Outlaw’s progress within Troon Golf has made him a rising star in the industry, and he has built steadily on that meteoric reputation. Even though it hasn’t always been easy — being a black man in what has historically has been a lily-white sport — Outlaw said he never tires of learning about life in his travels.
“At times, sure, it’s been tough,” Outlaw conceded. “But for the most part, I’ve been lucky to never experience any racism within the industry or from our customers. But I did in my playing days as a junior.”
Those early struggles within the game, as well as his well-rounded background today, have made Outlaw in great demand. And when he gave that speech at the World Golf Hall of Fame way back in 2001 it wasn’t the first time he had appeared before a well-informed body. The year prior, Outlaw testified before the U.S. Congress along with Jack Nicklaus in regards to funding The First Tee.

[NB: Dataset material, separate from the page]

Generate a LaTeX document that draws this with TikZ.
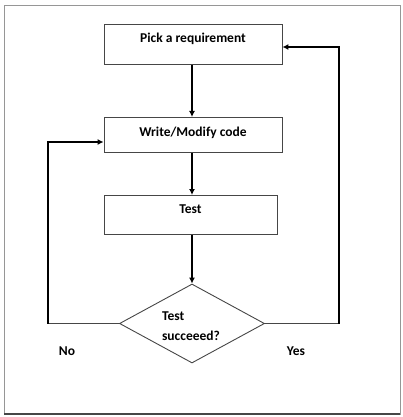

“(Testifying before Congress) was surreal and somewhat ironic to be in the position to help out the program that initially helped out me,” he recalled. “I spoke at the Congressional Breakfast the next day and will always remember those experiences and the people I had the opportunity to meet, such as Jack Nicklaus and Tim Finchem.
“It was pretty cool when years later I ran into Mr. Finchem while working at Troon North and we spoke about that event (testifying before Congress) and where The First Tee was at that time as compared to where it was today.”

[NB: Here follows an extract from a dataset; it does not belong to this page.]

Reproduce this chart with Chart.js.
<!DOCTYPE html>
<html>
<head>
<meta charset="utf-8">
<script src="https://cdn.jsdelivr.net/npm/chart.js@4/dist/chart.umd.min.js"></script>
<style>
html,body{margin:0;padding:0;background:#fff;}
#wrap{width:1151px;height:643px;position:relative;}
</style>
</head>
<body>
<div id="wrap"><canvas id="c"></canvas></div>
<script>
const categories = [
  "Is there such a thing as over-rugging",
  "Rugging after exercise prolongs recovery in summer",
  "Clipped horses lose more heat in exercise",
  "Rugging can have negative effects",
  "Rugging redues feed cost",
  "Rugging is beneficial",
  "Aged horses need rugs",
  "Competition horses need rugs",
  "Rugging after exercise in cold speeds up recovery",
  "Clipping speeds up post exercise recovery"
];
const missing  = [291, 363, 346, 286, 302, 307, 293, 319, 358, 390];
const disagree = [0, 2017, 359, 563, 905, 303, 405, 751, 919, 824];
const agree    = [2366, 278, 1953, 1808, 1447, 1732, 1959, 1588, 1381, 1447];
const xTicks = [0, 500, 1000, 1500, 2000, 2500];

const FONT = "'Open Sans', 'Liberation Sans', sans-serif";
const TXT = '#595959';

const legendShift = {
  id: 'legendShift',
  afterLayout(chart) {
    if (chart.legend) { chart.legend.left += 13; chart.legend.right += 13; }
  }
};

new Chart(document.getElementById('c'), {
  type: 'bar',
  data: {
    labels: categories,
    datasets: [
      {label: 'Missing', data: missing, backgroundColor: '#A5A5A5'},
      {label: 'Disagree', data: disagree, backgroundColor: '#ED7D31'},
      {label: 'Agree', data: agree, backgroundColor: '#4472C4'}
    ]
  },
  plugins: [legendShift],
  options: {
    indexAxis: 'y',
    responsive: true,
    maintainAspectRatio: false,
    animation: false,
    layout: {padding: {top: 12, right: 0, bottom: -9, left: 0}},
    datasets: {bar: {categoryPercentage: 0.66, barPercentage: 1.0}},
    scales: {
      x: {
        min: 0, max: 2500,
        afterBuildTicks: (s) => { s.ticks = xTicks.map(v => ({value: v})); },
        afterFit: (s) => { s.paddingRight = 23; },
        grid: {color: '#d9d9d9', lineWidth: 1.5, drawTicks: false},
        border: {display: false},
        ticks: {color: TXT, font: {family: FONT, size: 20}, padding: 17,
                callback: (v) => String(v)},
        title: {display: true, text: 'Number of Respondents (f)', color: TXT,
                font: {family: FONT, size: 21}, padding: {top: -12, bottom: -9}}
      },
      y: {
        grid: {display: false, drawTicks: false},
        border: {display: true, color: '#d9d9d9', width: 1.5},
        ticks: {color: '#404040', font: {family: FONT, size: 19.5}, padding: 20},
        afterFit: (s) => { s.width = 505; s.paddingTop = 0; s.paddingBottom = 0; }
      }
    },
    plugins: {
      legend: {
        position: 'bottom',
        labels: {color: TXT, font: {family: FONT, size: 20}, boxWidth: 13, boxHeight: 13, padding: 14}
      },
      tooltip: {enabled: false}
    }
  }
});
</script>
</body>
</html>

Yes, thanks to The First Tee and its founding partners – the LPGA, the Masters Tournament, PGA of America, PGA Tour and the USGA — hundreds of youngsters, some of them minorities like Outlaw, have found careers within the game.
“I feel the perception of the golf industry is changing as the number of minorities throughout the industry continue to grow year after year,” said Outlaw, whose work and leadership skills have earned him The First Tee’s prestigious Dr. William J. Powell Award. (Powell is regarded by The PGA of America to be the only African-American to build, own and operate a golf course.
“The golf industry still has that fraternity sort of feel to it at times, but sometimes it’s just more of a matter of getting your foot in the door that ultimately paves the way. As my father likes to say, ‘Hard work trumps all.'”
It also helps to get some good advice and friendly pointers along the way, Outlaw added.
“My introduction to Troon Golf and the operation was spot on,” Outlaw noted. “I learned from the ground up, which is the best way to learn in my opinion.
“Many people helped me along the way, guys like John Easterbrook, my initial contact within Troon Golf was a big aspiration, as were Lon Grundy, Mitch Harrell, Cody Sherrill, JC Wright, Garrett Wallace and Reagan Davis. Those guys have taught me countless invaluable lessons that I will never forget.”
Still, it’s hard to beat that first lesson Outlaw learned through The First Tee, that showing respect begins with a firm handshake.
“I never saw or imagined I would do some of the things I was able to do through The First Tee,” Outlaw concluded. “I look back at some of my experiences and just think how blessed I was to be afforded the opportunities to excel.
“Before The First Tee, I was a big computer person and figured I would be in Silicon Valley someday day in the tech field. But my eyes were opened with the program to new possibilities . . . It just doesn’t get much better than working for Troon Golf, and I really do feel like the sky is the limit.”